August 23, 2002 — The California PUC recently determined that Southwest Gas’ failure to store more gas or to contract in advance for delivery of natural gas for the winter of 2000-2001 was imprudent.
The PUC disallowed the utility’s recovery of $2.7 million in gas costs, which should be refunded to customers in proportion to their gas use that winter.
There are 10,400 customers in Southwest’s service territory. The $2.7 million reduction yields, on average, a $26 refund per customer. However, the refund is based on last winter’s consumption, so the refund customers will see depends on their bills. It will be about four percent of the November 2000 to March 2001 bills.

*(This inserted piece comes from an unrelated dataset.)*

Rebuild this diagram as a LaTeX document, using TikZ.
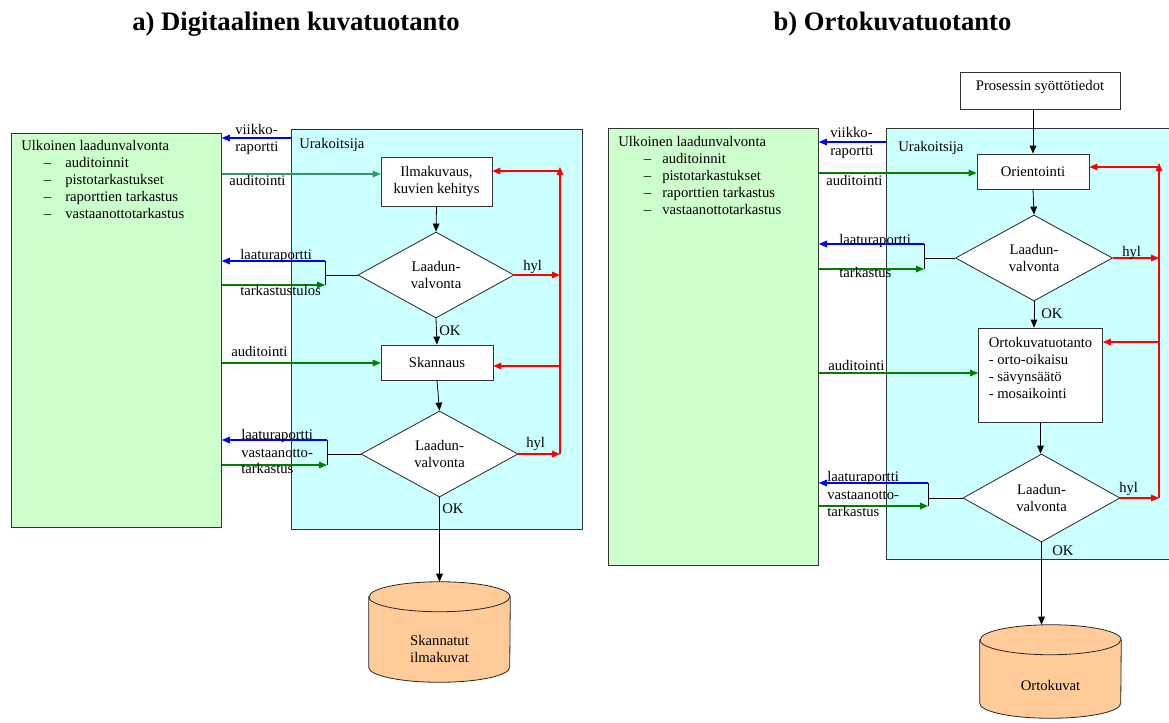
\documentclass[tikz,border=0pt]{standalone}
\usepackage{fontspec}
\setmainfont{Liberation Serif}
\usetikzlibrary{shapes.geometric,arrows.meta,calc}
\definecolor{lgreen}{HTML}{CCFFCC}
\definecolor{lcyan}{HTML}{CCFFFF}
\definecolor{lorange}{HTML}{FFCC99}
\definecolor{agreen}{HTML}{008000}
\definecolor{tgreen}{HTML}{339966}
\definecolor{ablue}{HTML}{0000FF}
\definecolor{ared}{HTML}{FF0000}
\begin{document}
\begin{tikzpicture}[x=0.75pt,y=-0.75pt,
  every node/.style={font=\fontsize{11}{12.75}\selectfont},
  region/.style={draw=black!80, line width=0.6pt, inner sep=0, anchor=north west},
  procbox/.style={draw=black!80, fill=white, line width=0.6pt, align=center, inner sep=0},
  decision/.style={diamond, draw=black!85, fill=white, line width=0.6pt, align=center, inner sep=0},
  cylbody/.style={draw=black!85, fill=lorange, line width=0.6pt},
  flow/.style={-{Triangle[length=6pt,width=5pt]}, line width=0.6pt, black},
  plain/.style={line width=0.6pt, black},
  rep/.style={-{Triangle[length=6pt,width=5pt]}, line width=0.8pt, ablue},
  aud/.style={-{Triangle[length=6pt,width=5pt]}, line width=0.8pt, agreen},
  rej/.style={-{Triangle[length=6pt,width=5pt]}, line width=0.8pt, ared},
  lbl/.style={inner sep=0, anchor=base west},
  ttl/.style={font=\fontsize{20}{24}\selectfont\bfseries, inner sep=0, anchor=base},
]
\useasboundingbox (0,0) rectangle (1169,722);

% ---------------- titles
\node[ttl] (titA) at (296,30) {a) Digitaalinen kuvatuotanto};
\node[ttl] (titB) at (892.5,30) {b) Ortokuvatuotanto};

% ================= a) =================
\node[region, fill=lgreen, minimum width={210*0.75pt}, minimum height={394*0.75pt}] (ulkA) at (11,133) {};
\node[region, fill=lcyan, minimum width={290.5*0.75pt}, minimum height={400*0.75pt}] (uraA) at (291,129) {};

\node[lbl] (ulkAt) at (21,150) {Ulkoinen laadunvalvonta};
\node[lbl] (ulkA1d) at (43.5,167) {–};
\node[lbl] (ulkA1) at (65,167) {auditoinnit};
\node[lbl] (ulkA2d) at (43.5,184) {–};
\node[lbl] (ulkA2) at (65,184) {pistotarkastukset};
\node[lbl] (ulkA3d) at (43.5,201) {–};
\node[lbl] (ulkA3) at (65,201) {raporttien tarkastus};
\node[lbl] (ulkA4d) at (43.5,218) {–};
\node[lbl] (ulkA4) at (65,218) {vastaanottotarkastus};
\node[lbl] (uraAt) at (299,148) {Urakoitsija};

\node[procbox, minimum width={111*0.75pt}, minimum height={49*0.75pt}] (ilmA) at (436.5,181.5) {Ilmakuvaus,\\kuvien kehitys};
\node[decision, minimum width={156*0.75pt}, minimum height={86*0.75pt}] (dA1) at (436,275) {Laadun-\\valvonta};
\node[procbox, minimum width={112*0.75pt}, minimum height={35*0.75pt}] (skanA) at (437,362.5) {Skannaus};
\node[decision, minimum width={157*0.75pt}, minimum height={86*0.75pt}] (dA2) at (439.5,454) {Laadun-\\valvonta};
\node[inner sep=0, minimum width={141*0.75pt}, minimum height={100*0.75pt}] (cylA) at (439.5,632) {};
\draw[cylbody] ([yshift=-11.25pt]cylA.north west) -- ([yshift=11.25pt]cylA.south west)
  arc[start angle=180,end angle=360,x radius=52.875pt,y radius=11.25pt]
  -- ([yshift=-11.25pt]cylA.north east)
  arc[start angle=0,end angle=180,x radius=52.875pt,y radius=11.25pt] -- cycle;
\draw[draw=black!85, line width=0.6pt] ([yshift=-11.25pt]cylA.north west)
  arc[start angle=180,end angle=360,x radius=52.875pt,y radius=11.25pt];
\node[align=center, inner sep=0] (cylAt) at (439.5,648.5) {Skannatut\\ilmakuvat};

% connectors a)
\draw[rep] (uraA.west |- 0,138) -- (ulkA.east |- 0,138);
\node[lbl] (viikA1) at (235,134) {viikko-};
\node[lbl] (viikA2) at (235,151) {raportti};

\draw[aud, tgreen] (ulkA.east |- 0,174) -- (ilmA.west |- 0,174);
\node[lbl] (audA1) at (229,185) {auditointi};

\draw[flow] (ilmA.south) -- (dA1.north);

\coordinate (jA1) at (325,275);
\coordinate (jA1t) at (325,261);
\coordinate (jA1b) at (325,285);
\draw[plain] (dA1.west) -- (jA1);
\draw[plain] (jA1t) -- (jA1b);
\draw[rep] (jA1t) -- (ulkA.east |- jA1t);
\draw[aud] (ulkA.east |- jA1b) -- (jA1b);
\node[lbl] (laaA1) at (240,259) {laaturaportti};
\node[lbl] (tarA1) at (240,295) {tarkastustulos};

\coordinate (rA1) at (560,275);
\coordinate (rA2) at (560,454);
\coordinate (rAtop) at (560,167);
\coordinate (rAilm) at (560,171);
\coordinate (rAska) at (560,366);
\draw[rej] (dA1.east) -- (rA1);
\node[lbl] (hylA1) at (523,270) {hyl};
\draw[rej] (rA2) -- (rAtop);
\draw[rej] (rAilm) -- (ilmA.east |- rAilm);
\draw[rej] (rAska) -- (skanA.east |- rAska);

\draw[flow] (dA1.south) -- (skanA.north);
\node[lbl] (okA1) at (439,335) {OK};

\draw[aud] (ulkA.east |- 0,363) -- (skanA.west |- 0,363);
\node[lbl] (audA2) at (231,356) {auditointi};

\draw[flow] (skanA.south) -- (dA2.north);

\coordinate (jA2) at (327,454);
\coordinate (jA2t) at (327,440);
\coordinate (jA2b) at (327,465);
\draw[plain] (dA2.west) -- (jA2);
\draw[plain] (jA2t) -- (jA2b);
\draw[rep] (jA2t) -- (ulkA.east |- jA2t);
\draw[aud] (ulkA.east |- jA2b) -- (jA2b);
\node[lbl] (laaA2) at (241,439) {laaturaportti};
\node[lbl] (vasA2) at (241,457) {vastaanotto-};
\node[lbl] (tarA2) at (241,473) {tarkastus};

\draw[rej] (dA2.east) -- (rA2);
\node[lbl] (hylA2) at (526,447) {hyl};

\draw[flow] (dA2.south) -- (cylA.north);
\node[lbl] (okA2) at (442,513) {OK};

% ================= b) =================
\node[region, fill=lgreen, minimum width={210*0.75pt}, minimum height={437*0.75pt}] (ulkB) at (608,128) {};
\node[region, fill=lcyan, minimum width={300*0.75pt}, minimum height={431*0.75pt}] (uraB) at (885.5,128) {};

\node[lbl] (ulkBt) at (618,146) {Ulkoinen laadunvalvonta};
\node[lbl] (ulkB1d) at (643.5,163) {–};
\node[lbl] (ulkB1) at (662,163) {auditoinnit};
\node[lbl] (ulkB2d) at (643.5,180) {–};
\node[lbl] (ulkB2) at (662,180) {pistotarkastukset};
\node[lbl] (ulkB3d) at (643.5,197) {–};
\node[lbl] (ulkB3) at (662,197) {raporttien tarkastus};
\node[lbl] (ulkB4d) at (643.5,214) {–};
\node[lbl] (ulkB4) at (662,214) {vastaanottotarkastus};
\node[lbl] (uraBt) at (898,151) {Urakoitsija};

\node[procbox, text depth=7pt, minimum width={160*0.75pt}, minimum height={37*0.75pt}] (prosB) at (1040,90.5) {Prosessin syöttötiedot};
\node[procbox, minimum width={112*0.75pt}, minimum height={35*0.75pt}] (oriB) at (1033,171.5) {Orientointi};
\node[decision, minimum width={157*0.75pt}, minimum height={86*0.75pt}] (dB1) at (1034,258) {Laadun-\\valvonta};
\node[procbox, align=left, text depth=11pt, minimum width={124*0.75pt}, minimum height={94*0.75pt}] (ortoB) at (1040.5,375)
  {Ortokuvatuotanto\\- orto-oikaisu\\- sävynsäätö\\- mosaikointi};
\node[decision, minimum width={157*0.75pt}, minimum height={88*0.75pt}] (dB2) at (1041.5,498) {Laadun-\\valvonta};
\node[inner sep=0, minimum width={141*0.75pt}, minimum height={93*0.75pt}] (cylB) at (1050.5,671.5) {};
\draw[cylbody] ([yshift=-11.25pt]cylB.north west) -- ([yshift=11.25pt]cylB.south west)
  arc[start angle=180,end angle=360,x radius=52.875pt,y radius=11.25pt]
  -- ([yshift=-11.25pt]cylB.north east)
  arc[start angle=0,end angle=180,x radius=52.875pt,y radius=11.25pt] -- cycle;
\draw[draw=black!85, line width=0.6pt] ([yshift=-11.25pt]cylB.north west)
  arc[start angle=180,end angle=360,x radius=52.875pt,y radius=11.25pt];
\node[inner sep=0] (cylBt) at (1050.5,685) {Ortokuvat};

% connectors b)
\draw[flow] (prosB.south -| oriB.north) -- (oriB.north);

\draw[rep] (uraB.west |- 0,142) -- (ulkB.east |- 0,142);
\node[lbl] (viikB1) at (830,137) {viikko-};
\node[lbl] (viikB2) at (830,155) {raportti};

\draw[aud] (ulkB.east |- 0,173) -- (oriB.west |- 0,173);
\node[lbl] (audB1) at (826,185) {auditointi};

\draw[flow] (oriB.south) -- (dB1.north);

\coordinate (jB1) at (924,258);
\coordinate (jB1t) at (924,244);
\coordinate (jB1b) at (924,269);
\draw[plain] (dB1.west) -- (jB1);
\draw[plain] (jB1t) -- (jB1b);
\draw[rep] (jB1t) -- (ulkB.east |- jB1t);
\draw[aud] (ulkB.east |- jB1b) -- (jB1b);
\node[lbl] (laaB1) at (839,244) {laaturaportti};
\node[lbl] (tarB1) at (839,277) {tarkastus};

\coordinate (rB1) at (1159,258);
\coordinate (rB2) at (1159,498);
\coordinate (rBtop) at (1159,163);
\coordinate (rBori) at (1159,167);
\coordinate (rBort) at (1159,342);
\draw[rej] (dB1.east) -- (rB1);
\node[lbl] (hylB1) at (1122,256) {hyl};
\draw[rej] (rB2) -- (rBtop);
\draw[rej] (rBori) -- (oriB.east |- rBori);
\draw[rej] (rBort) -- (ortoB.east |- rBort);

\draw[flow] (dB1.south) -- (dB1.south |- ortoB.north);
\node[lbl] (okB1) at (1041,318) {OK};

\draw[aud] (ulkB.east |- 0,373) -- (ortoB.west |- 0,373);
\node[lbl] (audB2) at (828,370) {auditointi};

\draw[flow] (ortoB.south) -- (ortoB.south |- dB2.north);

\coordinate (jB2) at (928,498);
\coordinate (jB2t) at (928,483);
\coordinate (jB2b) at (928,506);
\draw[plain] (dB2.west) -- (jB2);
\draw[plain] (jB2t) -- (jB2b);
\draw[rep] (jB2t) -- (ulkB.east |- jB2t);
\draw[aud] (ulkB.east |- jB2b) -- (jB2b);
\node[lbl] (laaB2) at (827,481) {laaturaportti};
\node[lbl] (vasB2) at (827,499) {vastaanotto-};
\node[lbl] (tarB2) at (827,516) {tarkastus};

\draw[rej] (dB2.east) -- (rB2);
\node[lbl] (hylB2) at (1119,492) {hyl};

\draw[flow] (dB2.south) -- (dB2.south |- cylB.north);
\node[lbl] (okB2) at (1052,555) {OK};
\end{tikzpicture}
\end{document}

From January 2000 to June 2001, natural gas prices rose to unprecedented levels and hit their highest levels that winter. From December 1997 to December 2000 Southwest’s gas procurement rate for its Southern Division had been set at $2.21/decatherm (Dth). After the PUC approved Southwest’s request to change its procurement rates on a monthly basis to reflect its costs, Southwest increased its rates in December 2000 to $8.62/Dth and kept raising it up to $15.76/Dth in March 2001. The increase had a dramatic effect on the utility’s customers.
The commission determined that Southwest could have avoided the significant impact on consumers by storing more gas for winter use – Southwest had only used about 11 percent, or 0.17 Bcf (billion cubic feet) of its storage capacity. Also, rates could have been lower had Southwest used financial instruments such as futures contracts to hedge the price of winter gas.